Last reviewed: July 2026
The South Florida map
'Customarily' is doing real work in those sentences: nothing in Florida law assigns the cost. The purchase contract's checkbox controls every time, and parties negotiate against the custom constantly — investor buyers who want their own title company in Palm Beach, sellers offering to pay in Broward to sweeten a deal.
- Broward County: buyer customarily pays the owner's premium and selects the title company
- Miami-Dade County: buyer customarily pays and selects
- Palm Beach County: seller customarily pays and selects
- Most of the rest of Florida: seller pays and selects (with a handful of buyer-pays counties like Broward, Miami-Dade, and a few others)

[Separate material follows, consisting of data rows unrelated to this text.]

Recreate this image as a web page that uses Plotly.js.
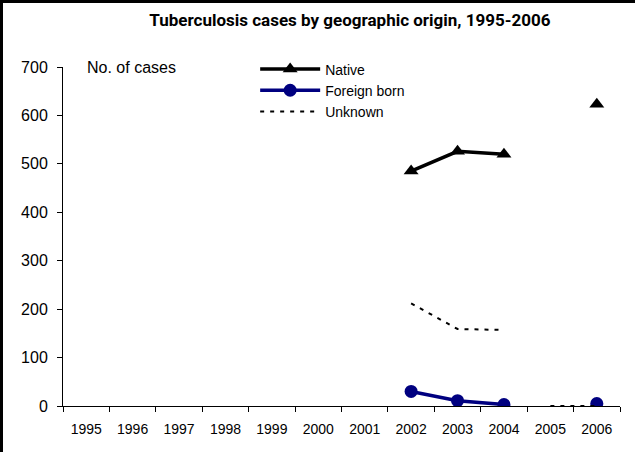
<!DOCTYPE html>
<html>
<head>
<meta charset="utf-8">
<script src="https://cdn.plot.ly/plotly-3.0.1.min.js"></script>
<style>
html,body{margin:0;padding:0;background:#fff;}
#wrap{position:relative;width:635px;height:452px;}
#chart{width:635px;height:452px;}
#frame{position:absolute;left:0;top:0;width:635px;height:452px;box-sizing:border-box;border-left:3px solid #000;border-top:3px solid #000;pointer-events:none;}
</style>
</head>
<body>
<div id="wrap"><div id="chart"></div><div id="frame"></div></div>
<script>
var years = ['1995','1996','1997','1998','1999','2000','2001','2002','2003','2004','2005','2006'];
var nativeCases = [null,null,null,null,null,null,null,485,526,520,null,623];
var foreignCases = [null,null,null,null,null,null,null,30,11,3,null,5];
var unknownYears = ['2002','2003','2004','2005','2005','2006'];
var unknownCases = [212,159,157,null,0,0];

var traces = [
  {x: years, y: nativeCases, name: 'Native', type: 'scatter', mode: 'lines+markers',
   line: {color: '#000000', width: 3.5}, marker: {symbol: 'triangle-up', size: 13, color: '#000000'}},
  {x: years, y: foreignCases, name: 'Foreign born', type: 'scatter', mode: 'lines+markers',
   line: {color: '#000080', width: 3.5}, marker: {symbol: 'circle', size: 13, color: '#000080'}},
  {x: unknownYears, y: unknownCases, name: 'Unknown', type: 'scatter', mode: 'lines',
   line: {color: '#000000', width: 2, dash: '4px,6px'}}
];

var layout = {
  width: 635, height: 452,
  margin: {l: 63, r: 15, t: 67, b: 46},
  paper_bgcolor: '#ffffff', plot_bgcolor: '#ffffff',
  font: {family: 'Liberation Sans, Arial, sans-serif', color: '#000', size: 14},
  title: {text: '<b>Tuberculosis cases by geographic origin, 1995-2006</b>',
    font: {family: 'Roboto, Open Sans, sans-serif', size: 17, color: '#000'},
    x: 0.551, xanchor: 'center', y: 0.955, yanchor: 'middle'},
  xaxis: {type: 'category', tickson: 'boundaries', ticks: 'outside', ticklen: 5, tickcolor: '#000',
    showline: true, linecolor: '#000', linewidth: 1, showgrid: false, zeroline: false,
    tickfont: {size: 14}, ticklabelstandoff: 10, range: [-0.5, 11.5]},
  yaxis: {range: [0, 700], dtick: 100, ticks: 'outside', ticklen: 5, tickcolor: '#000',
    showline: true, linecolor: '#000', linewidth: 1, showgrid: false, zeroline: false,
    tickfont: {size: 16}, ticklabelstandoff: 6},
  showlegend: true,
  legend: {x: 0.345, y: 1.04, xanchor: 'left', yanchor: 'top', bgcolor: 'rgba(0,0,0,0)',
    font: {size: 14}, itemwidth: 60, tracegroupgap: 0},
  annotations: [{text: 'No. of cases', xref: 'paper', yref: 'paper', x: 0.04, y: 1.0,
    xanchor: 'left', yanchor: 'middle', showarrow: false, font: {size: 16}}]
};

Plotly.newPlot('chart', traces, layout, {displayModeBar: false, staticPlot: true});
</script>
</body>
</html>
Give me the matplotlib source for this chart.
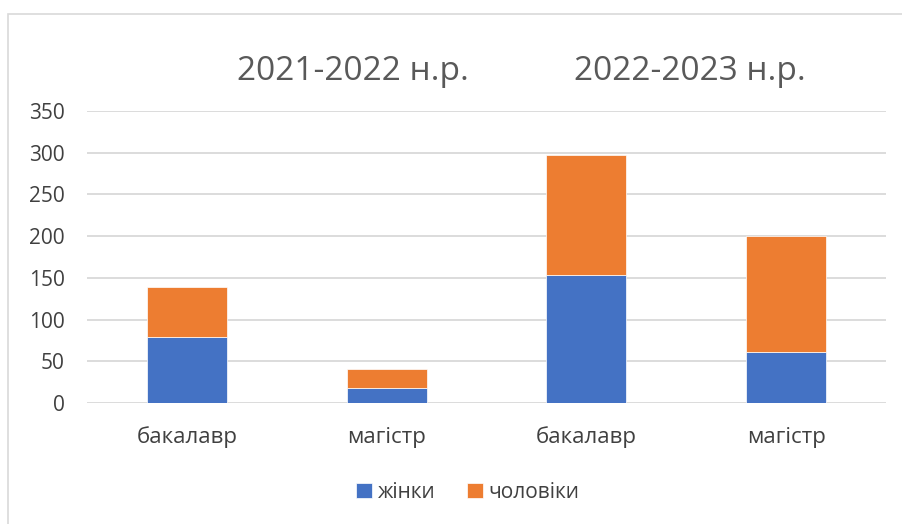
import matplotlib.pyplot as plt
from matplotlib.patches import Rectangle

# data
categories = ['бакалавр', 'магістр', 'бакалавр', 'магістр']
women = [79, 18, 154, 61]
men = [60, 23, 143, 139]
years = ['2021-2022 н.р.', '2022-2023 н.р.']
yticks = [0, 50, 100, 150, 200, 250, 300, 350]

BLUE = '#4472C4'
ORANGE = '#ED7D31'
W, H = 903, 524

plt.rcParams['font.family'] = ['Open Sans', 'DejaVu Sans']

fig = plt.figure(figsize=(W / 100, H / 100), dpi=100)
# plot area in pixel terms: x 87..886, y 111..403
ax = fig.add_axes([87 / W, 1 - 403 / H, (886 - 87) / W, (403 - 111) / H])

x = list(range(len(categories)))
ax.bar(x, women, width=0.4, color=BLUE, label='жінки', zorder=3,
       edgecolor='white', linewidth=0.5)
ax.bar(x, men, width=0.4, bottom=women, color=ORANGE, label='чоловіки',
       zorder=3, edgecolor='white', linewidth=0.5)

ax.set_xlim(-0.5, len(categories) - 0.5)
ax.set_ylim(0, 350)
ax.set_yticks(yticks)
ax.set_xticks(x)
ax.set_xticklabels(categories)
ax.tick_params(axis='both', length=0, colors='#404040')
ax.tick_params(axis='x', pad=17, labelsize=16)
ax.tick_params(axis='y', pad=16, labelsize=15)
ax.yaxis.grid(True, color='#D9D9D9', linewidth=1.3, zorder=0)
for s in ax.spines.values():
    s.set_visible(False)

# period titles above each pair of bars
fig.text(353 / W, 1 - 71 / H, years[0], ha='center', va='center',
         fontsize=24, color='#595959')
fig.text(690 / W, 1 - 71 / H, years[1], ha='center', va='center',
         fontsize=24, color='#595959')

leg = fig.legend(loc='center', bbox_to_anchor=(468 / W, 1 - 492 / H), ncol=2,
                 frameon=False, fontsize=15, handlelength=0.75,
                 handleheight=0.75, handletextpad=0.3, columnspacing=1.5)
for t in leg.get_texts():
    t.set_color('#404040')

# outer chart frame
fig.patches.append(Rectangle((8 / W, -0.1), 1.2, 1 - 14 / H + 0.1,
                             transform=fig.transFigure, fill=False,
                             edgecolor='#D9D9D9', linewidth=1.2))

fig.savefig('out.png', dpi=100)
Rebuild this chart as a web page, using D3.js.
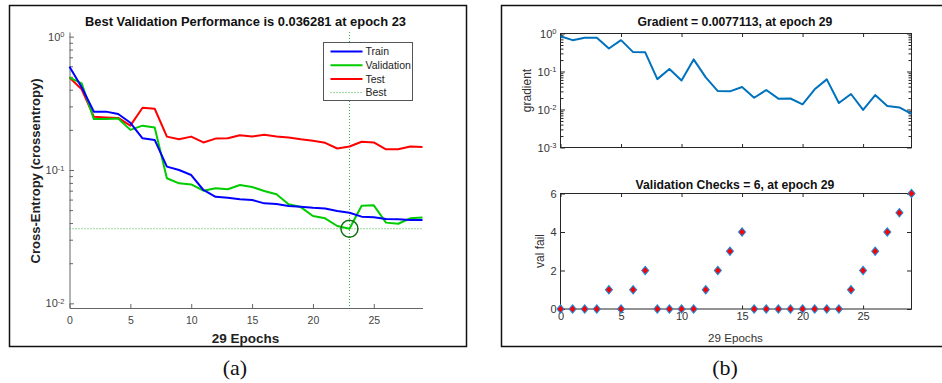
<!DOCTYPE html>
<html>
<head>
<meta charset="utf-8">
<script src="https://cdn.jsdelivr.net/npm/d3@7"></script>
<style>
  body { margin: 0; background: #fff; }
  svg { display: block; font-family: "Liberation Sans", Arial, sans-serif; }
</style>
</head>
<body>
<svg id="chart" width="942" height="383"></svg>
<script>
// Training record plots (performance, gradient, validation checks)

const epochs = [0,1,2,3,4,5,6,7,8,9,10,11,12,13,14,15,16,17,18,19,20,21,22,23,24,25,26,27,28,29];

const trainPerf = [0.596,0.417,0.274,0.274,0.263,0.226,0.173,0.168,0.106,0.100,0.0917,0.0708,0.063,0.062,0.0603,0.0596,
  0.0562,0.0556,0.0537,0.053,0.0521,0.0515,0.0493,0.0478,0.0447,0.0443,0.0429,0.0427,0.0422,0.0422];
const valPerf = [0.493,0.447,0.241,0.241,0.243,0.200,0.215,0.208,0.0867,0.0794,0.078,0.070,0.073,0.0717,0.0772,0.0746,
  0.0696,0.0657,0.0553,0.0527,0.0452,0.0434,0.038,0.036281,0.054,0.0543,0.0403,0.0395,0.0434,0.0441];
const testPerf = [0.493,0.403,0.251,0.248,0.246,0.215,0.293,0.288,0.178,0.170,0.178,0.161,0.172,0.173,0.182,0.178,
  0.184,0.178,0.175,0.170,0.166,0.160,0.145,0.150,0.163,0.161,0.143,0.143,0.150,0.149];

const gradient = [0.85,0.668,0.77,0.77,0.404,0.668,0.324,0.32,0.063,0.116,0.058,0.208,0.07,0.0306,0.030,0.039,
  0.0204,0.0326,0.0193,0.0195,0.0137,0.034,0.062,0.0148,0.0256,0.0098,0.024,0.0124,0.0113,0.0077113];
const valFail = [0,0,0,0,1,0,1,2,0,0,0,0,1,2,3,4,0,0,0,0,0,0,0,0,1,2,3,4,5,6];

const bestEpoch = 23;
const bestPerf = 0.036281;
const xTicks = [0,5,10,15,20,25];
const perfTicks = [0.01, 0.1, 1];
const gradTicks = [0.001, 0.01, 0.1, 1];
const failTicks = [0,2,4,6];

const seriesNames = ['Train', 'Validation', 'Test'];
const seriesColors = ['#0000ff', '#00cc00', '#ff0000'];

const svg = d3.select('#chart');

// panel frames
svg.append('rect')
  .attr('x', 9.5).attr('y', 5.5).attr('width', 457).attr('height', 341)
  .attr('fill', 'none').attr('stroke', '#111').attr('stroke-width', 1.5);
svg.append('rect')
  .attr('x', 501.5).attr('y', 5.5).attr('width', 460).attr('height', 341)
  .attr('fill', 'none').attr('stroke', '#111').attr('stroke-width', 1.5);

// superscript labels for log axes
function powerLabels(sel, scale) {
  sel.selectAll('.tick text').each(function(d) {
    const t = d3.select(this);
    t.text(null);
    const e = Math.round(Math.log10(d));
    if (Math.abs(Math.log10(d) - e) > 1e-6) return;
    t.append('tspan').text('10');
    t.append('tspan').attr('dy', '-0.45em').style('font-size', '7.5px').text(e);
  });
}

// ---------------- (a) performance ----------------
const xPerf = d3.scaleLinear().domain([0, 29]).range([69.5, 422.5]);
const yPerf = d3.scaleLog().domain([Math.pow(10, -2.035), Math.pow(10, 0.035)]).range([308, 32]);

const gA = svg.append('g');

gA.append('g')
  .attr('transform', 'translate(0,308)')
  .call(d3.axisBottom(xPerf).tickValues(xTicks).tickSizeInner(-4).tickSizeOuter(0).tickPadding(9))
  .call(g => g.select('.domain').attr('stroke', '#666'))
  .call(g => g.selectAll('.tick line').attr('stroke', '#666'))
  .call(g => g.selectAll('.tick text').attr('fill', '#444').style('font-size', '10.5px').style('font-family', 'Liberation Sans'));

const perfMinor = yPerf.ticks().filter(d => d >= 0.01 && d <= 1);
gA.append('g')
  .attr('transform', 'translate(69.5,0)')
  .call(d3.axisLeft(yPerf).tickValues(perfMinor).tickSizeInner(-3.5).tickSizeOuter(0).tickPadding(5))
  .call(g => g.select('.domain').attr('stroke', '#666'))
  .call(g => g.selectAll('.tick line').attr('stroke', '#666').attr('x2', d => perfTicks.includes(d) ? 4.5 : 3.5))
  .call(g => g.selectAll('.tick text').attr('fill', '#444').style('font-size', '11px').style('font-family', 'Liberation Sans'))
  .call(g => powerLabels(g, yPerf));

// best lines
gA.append('line')
  .attr('x1', xPerf(bestEpoch)).attr('x2', xPerf(bestEpoch))
  .attr('y1', yPerf.range()[1]).attr('y2', yPerf.range()[0])
  .attr('stroke', '#3cb043').attr('stroke-width', 1).attr('stroke-dasharray', '1,2');
gA.append('line')
  .attr('x1', xPerf(0)).attr('x2', xPerf(29))
  .attr('y1', yPerf(bestPerf)).attr('y2', yPerf(bestPerf))
  .attr('stroke', '#3cb043').attr('stroke-width', 1).attr('stroke-dasharray', '1,2');

const perfLine = d3.line()
  .x((d, i) => xPerf(epochs[i]))
  .y(d => yPerf(d));

[testPerf, valPerf, trainPerf].forEach((series, k) => {
  const color = [seriesColors[2], seriesColors[1], seriesColors[0]][k];
  gA.append('path')
    .datum(series)
    .attr('d', perfLine)
    .attr('fill', 'none')
    .attr('stroke', color)
    .attr('stroke-width', 2)
    .attr('stroke-linejoin', 'round');
});

gA.append('circle')
  .attr('cx', xPerf(bestEpoch)).attr('cy', yPerf(bestPerf)).attr('r', 8.5)
  .attr('fill', 'none').attr('stroke', '#0a6e0a').attr('stroke-width', 1.5);

// legend
const legend = gA.append('g').attr('transform', 'translate(323.5,42.5)');
legend.append('rect')
  .attr('width', 89).attr('height', 58)
  .attr('fill', '#fff').attr('stroke', '#555').attr('stroke-width', 1);
seriesNames.concat(['Best']).forEach((name, i) => {
  const y = 9 + i * 13.7;
  const ln = legend.append('line')
    .attr('x1', 7).attr('x2', 39).attr('y1', y).attr('y2', y);
  if (i < 3) {
    ln.attr('stroke', seriesColors[i]).attr('stroke-width', 2);
  } else {
    ln.attr('stroke', '#3cb043').attr('stroke-width', 1).attr('stroke-dasharray', '1,2');
  }
  legend.append('text')
    .attr('x', 42).attr('y', y).attr('dy', '0.35em')
    .style('font-size', '10.5px').attr('fill', '#222')
    .text(name);
});

// titles and labels
gA.append('text')
  .attr('x', 245.5).attr('y', 26)
  .attr('text-anchor', 'middle')
  .style('font-size', '12.9px').style('font-weight', 'bold').attr('fill', '#111')
  .text(`Best Validation Performance is ${bestPerf} at epoch ${bestEpoch}`);
gA.append('text')
  .attr('transform', 'translate(40,171) rotate(-90)')
  .attr('text-anchor', 'middle')
  .style('font-size', '13px').style('font-weight', 'bold').attr('fill', '#222')
  .text('Cross-Entropy  (crossentropy)');
gA.append('text')
  .attr('x', 245.5).attr('y', 343)
  .attr('text-anchor', 'middle')
  .style('font-size', '13.5px').style('font-weight', 'bold').attr('fill', '#222')
  .text('29 Epochs');

// ---------------- (b) gradient + validation checks ----------------
const xRight = d3.scaleLinear().domain([0, 29]).range([560.5, 911.5]);
const yGrad = d3.scaleLog().domain([0.001, 1]).range([147.5, 33.5]);
const yFail = d3.scaleLinear().domain([0, 6]).range([309, 193.5]);

function boxAxes(g, yScale, top, bottom, yValues, yMajor, showXLabels, logLabels) {
  g.append('rect')
    .attr('x', xRight.range()[0]).attr('y', top)
    .attr('width', xRight.range()[1] - xRight.range()[0]).attr('height', bottom - top)
    .attr('fill', 'none').attr('stroke', '#262626').attr('stroke-width', 1);

  const bx = g.append('g')
    .attr('transform', `translate(0,${bottom})`)
    .call(d3.axisBottom(xRight).tickValues(xTicks).tickSizeInner(-3.5).tickSizeOuter(0).tickPadding(3)
      .tickFormat(showXLabels ? d3.format('d') : ''));
  g.append('g')
    .attr('transform', `translate(0,${top})`)
    .call(d3.axisTop(xRight).tickValues(xTicks).tickSizeInner(-3.5).tickSizeOuter(0).tickFormat(''));

  const ly = g.append('g')
    .attr('transform', `translate(${xRight.range()[0]},0)`)
    .call(d3.axisLeft(yScale).tickValues(yValues).tickSizeInner(-3.5).tickSizeOuter(0).tickPadding(4)
      .tickFormat(logLabels ? null : d3.format('d')));
  const ry = g.append('g')
    .attr('transform', `translate(${xRight.range()[1]},0)`)
    .call(d3.axisRight(yScale).tickValues(yValues).tickSizeInner(-3.5).tickSizeOuter(0).tickFormat(''));

  [bx, ly, ry, g.selectAll('g')].forEach(a => {
    a.selectAll('.domain').remove();
    a.selectAll('.tick line').attr('stroke', '#262626');
    a.selectAll('.tick text').attr('fill', '#333').style('font-size', '11px').style('font-family', 'Liberation Sans');
  });
  ly.selectAll('.tick line').attr('x2', d => yMajor.includes(d) ? 4.5 : 3);
  ry.selectAll('.tick line').attr('x2', d => yMajor.includes(d) ? -4.5 : -3);
  if (logLabels) powerLabels(ly, yScale);
}

const gB = svg.append('g');
const gradMinor = yGrad.ticks().filter(d => d >= 0.001 && d <= 1);
boxAxes(gB, yGrad, 33.5, 147.5, gradMinor, gradTicks, false, true);

gB.append('path')
  .datum(gradient)
  .attr('d', d3.line().x((d, i) => xRight(epochs[i])).y(d => yGrad(d)))
  .attr('fill', 'none')
  .attr('stroke', '#0072bd')
  .attr('stroke-width', 2)
  .attr('stroke-linejoin', 'round');

gB.append('text')
  .attr('x', 735).attr('y', 26)
  .attr('text-anchor', 'middle')
  .style('font-size', '12.2px').style('font-weight', 'bold').attr('fill', '#111')
  .text(`Gradient = ${gradient[29]}, at epoch 29`);
gB.append('text')
  .attr('transform', 'translate(531,90.5) rotate(-90)')
  .attr('text-anchor', 'middle')
  .style('font-size', '12px').attr('fill', '#333')
  .text('gradient');

const gC = svg.append('g');
boxAxes(gC, yFail, 193.5, 309, failTicks, failTicks, true, false);

const diamond = d3.symbol().type(d3.symbolSquare).size(34);
gC.selectAll('.mark')
  .data(valFail)
  .enter()
  .append('path')
  .attr('class', 'mark')
  .attr('d', diamond)
  .attr('transform', (d, i) => `translate(${xRight(epochs[i])},${yFail(d)}) scale(0.85,1) rotate(45)`)
  .attr('fill', '#ff0000')
  .attr('stroke', '#1f86d6')
  .attr('stroke-width', 1.1);

gC.append('text')
  .attr('x', 735).attr('y', 188.5)
  .attr('text-anchor', 'middle')
  .style('font-size', '12.2px').style('font-weight', 'bold').attr('fill', '#111')
  .text(`Validation Checks = ${valFail[29]}, at epoch 29`);
gC.append('text')
  .attr('transform', 'translate(544,251) rotate(-90)')
  .attr('text-anchor', 'middle')
  .style('font-size', '12px').attr('fill', '#333')
  .text('val fail');
gC.append('text')
  .attr('x', 735.5).attr('y', 342)
  .attr('text-anchor', 'middle')
  .style('font-size', '11.6px').attr('fill', '#333')
  .text('29 Epochs');

// captions
svg.append('text')
  .attr('x', 235).attr('y', 375)
  .attr('text-anchor', 'middle')
  .style('font-family', '"Liberation Serif", "Times New Roman", serif').style('font-size', '22px')
  .attr('fill', '#111')
  .text('(a)');
svg.append('text')
  .attr('x', 725).attr('y', 375)
  .attr('text-anchor', 'middle')
  .style('font-family', '"Liberation Serif", "Times New Roman", serif').style('font-size', '22px')
  .attr('fill', '#111')
  .text('(b)');
</script>
</body>
</html>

Why it matters beyond the money
Whoever pays typically picks — and picking the title company means picking who searches the title, who holds the escrow, who chases the estoppels, and who solves the problem at week three. Since Florida promulgates the premium (the price is essentially the same everywhere), the choice is purely about competence. That's worth negotiating for.
For sellers in Palm Beach County, paying also means benefiting: a qualifying prior policy can earn the reissue credit, reducing the premium the seller is customarily covering. Bring your prior policy to listing.
How to handle it in your deal
Read the contract's title provision before signing — Florida's standard forms make the allocation explicit. If you hold the choice, exercise it deliberately. If you're trading it away in negotiation, price it: on a $500,000 purchase the owner's premium is $2,575, real money worth a paragraph of contract language.